The device is a 6-degree-of-freedom Stewart platform. Credit for the design of the platform goes to Full Motion Dynamics, and I found all the files and plans on this page. The six servo motors on the bottom are controlled by an Arduino Uno. All the kinematics for the platform are performed on the Arduino. Desired roll and pitch angles as well as desired vertical position are sent to the Arduino over serial link and from those values it computes the inverse kinematics to find the necessary servo motor signal to achieve the desired motion. It is also possible to control the platform’s position in the horizontal plane and its yaw, but so far these controls have not been needed.

Feedback

The sensor providing feedback on the ball’s position in this system is a Logitech USB camera. The camera sits on a tripod above the platform and looks down on it at an angle. The video is fed into a pipeline to extract the ball’s position using OpenCV functions.
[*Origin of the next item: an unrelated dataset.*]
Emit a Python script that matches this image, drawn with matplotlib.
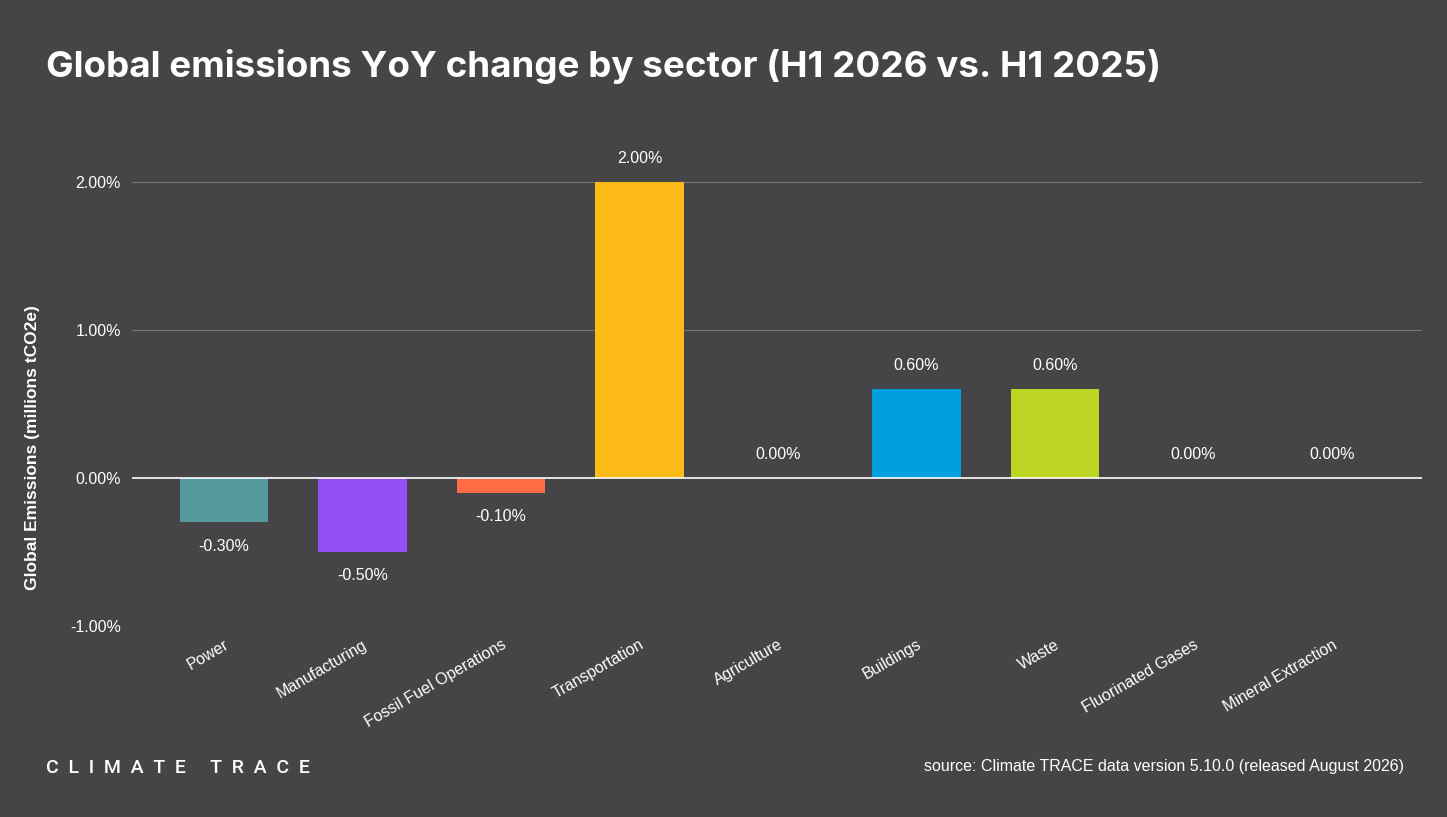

The code first applies a filter to locate the green tape along the platform and extracts corner edges from that shape. Then the image conatined within those four corners is project into a new square image. This new image provides an orthogonal view of the platform with the ball on it. The orthoganl image is then filtered to find the orange ping pong ball and it reports the position of the ball within the image and relates that to position on the platform. This may not be the most robust sensor and method of obtaining the ball’s position, but I wanted to explore a more interesting sensor and the capabilities of computer vision in a dynamic system. Weaknesses of this sensing include the low framerate of the USB camera (30 Hz) and the fact that any time the view of the platform is obstructed by something else the image processing falls apart.

Control

Several types of controllers were attempted on this system. A PID controller was developed first for its simplicity. The velocity of the ball is approximated using the ad-hoc “dirty derivative” differentiation structure. Due to imperfections in the construction of the platform, its measurements, and noise in the ball position readings, the PID controller was barely stable. A state space controller for the ball was developed next with the states being the ball’s x and y position and velocity on the platform. This controller provided marginally better control. Real success in stabile control of rolling the ball came from implementation of an LQR controller. Setting the LQR to penalize error in the ball’s position stronger than error in its velocity and penalizing control effort a relatively high amount led to the most stable control so far. That is what can be seen in the video.

Excluding the kinematics for the platform, all the control was developed in Python within a ROS package. The github repo for this project contains the entire ROS package for the platform, and further information on how the package is structured can be found on the readme for the repo.